Along with the emergence of recurrent themes, Aronofsky also utilizes Pi to initiate a pattern of creative collaboration. Actor Mark Margolis has appeared in six of his films, while Jennifer Connelly and Sean Gullette have worked with Aronofsky repeatedly, as well. English composer Clint Mansell made his film score debut in Pi by providing menacing tracks with hypnotic electronica melodies that strongly hold up alongside other artists on the soundtrack such as Aphex Twin and Orbital. Mansell went on to score every other one of Aronofsky’s films except Mother!. His ability to fluctuate between nightmare and fantasy is exhibited through string instruments that sharply inject themselves into the veins of Requiem’s drug addicts, the religious delirium whispering God’s plan in Noah, the lyrically kinetic madness in Black Swan, and transcendental symphonies to defy death’s design in The Fountain.

Cerebral cinematographer Matthew Libatique is also an Aronofsky favorite. Known for shooting with a handheld camera, utilizing an anamorphic lens and capturing images’ natural light, Libatique tends to gravitate towards a soft look despite often painfully potent plotlines. He utilizes color as a differentiating factor to contrast actors from their background and from one another. His use of color-breaks typifies various characters by assigning them a prominent color in order to subtly convey emotion and smoothly transition scenes. To emphasize the subjective nature of Max’s story in Pi, Aronofsky and Libatique invented a number of different camera setups including a “Heat-Cam” that creates ripples in front of the lens, as well as a “Vibrator-Cam”, which is used for the violent, jarring effect to enhance Max’s peril.

The methodical and trademark style of Darren Aronofsky ultimately originated in his debut. Restricted as an up-and-coming filmmaker, he didn’t conform to convention and instead delivered his art full-throttle by bringing maladjusted characters to life within a storyline dense with topics such as religion, mathematics, and mental health--topics that could make veteran filmmakers apprehensive to address. Max states, “when I was a little kid my mother told me not to stare into the sun. So once when I was six, I did”. It’s this kind of artistic rebellion that sets Aronofsky aside from other filmmakers.

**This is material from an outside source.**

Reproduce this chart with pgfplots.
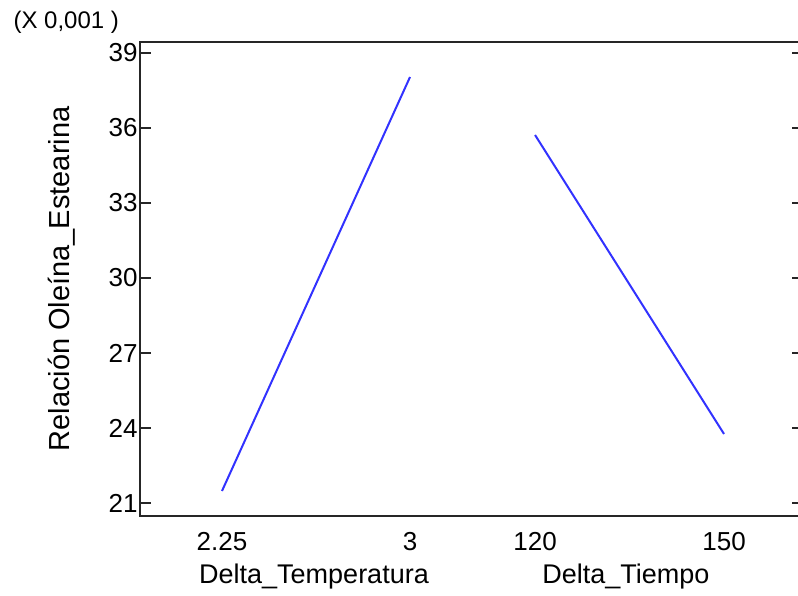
\documentclass[border=0pt]{standalone}
\usepackage{pgfplots}
\pgfplotsset{compat=1.18}
\usepackage{fontspec}
\setmainfont{Liberation Sans}
\definecolor{lineblue}{RGB}{50,50,255}
\begin{document}
\begin{tikzpicture}[x=1pt,y=1pt]
\useasboundingbox (0,0) rectangle (798,595);
\begin{axis}[
  at={(140pt,79pt)}, anchor=south west,
  scale only axis, width=663pt, height=474pt,
  xmin=-0.436, xmax=3.09, ymin=20.48, ymax=39.44,
  axis line style={line width=1.6pt, black!85},
  xtick={0,1,1.665,2.670},
  xticklabels={2.25,3,120,150},
  xtick style={draw=none},
  ytick={21,24,27,30,33,36,39},
  ytick style={line width=1.3pt, black!85},
  tick align=inside,
  major tick length=11pt,
  yticklabel style={font=\fontsize{26}{30}\selectfont, xshift=1pt},
  xticklabel style={font=\fontsize{26}{30}\selectfont, yshift=-13pt},
  /pgf/number format/assume math mode=true,
  ylabel={Relación Oleína\_Estearina},
  ylabel style={font=\fontsize{29}{33}\selectfont, at={(axis description cs:-0.1176,0.5)}, anchor=center},
  clip=false,
]
\addplot[lineblue, line width=2pt] coordinates {(0,21.48) (1,38.04)};
\addplot[lineblue, line width=2pt] coordinates {(1.665,35.72) (2.670,23.76)};
\node[font=\fontsize{27}{30}\selectfont] at (axis description cs:0.2624,-0.1287) {Delta\_Temperatura};
\node[font=\fontsize{27}{30}\selectfont] at (axis description cs:0.733,-0.1287) {Delta\_Tiempo};
\node[font=\fontsize{24}{27}\selectfont, anchor=west] at (axis description cs:-0.196,1.042) {(X 0,001 )};
\end{axis}
\end{tikzpicture}
\end{document}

While Max was searching for a pattern in the stock market, Aronofsky could have simultaneously been seeking his own pattern in order to create stories told through a uniquely crafted lense--a style formed out of the chaos of an indie filmmaker on a minimal budget but rich in atypical ambition. Transforming his approach in a refreshing manner with each new project, Aronofsky’s signature style is solidified within Pi and thanks to this brash black-and-white gem, a mathematical approach transcended offscreen to propel his career into the trajectory that commands audiences to pay attention each time his name circulates in the cinematic scene.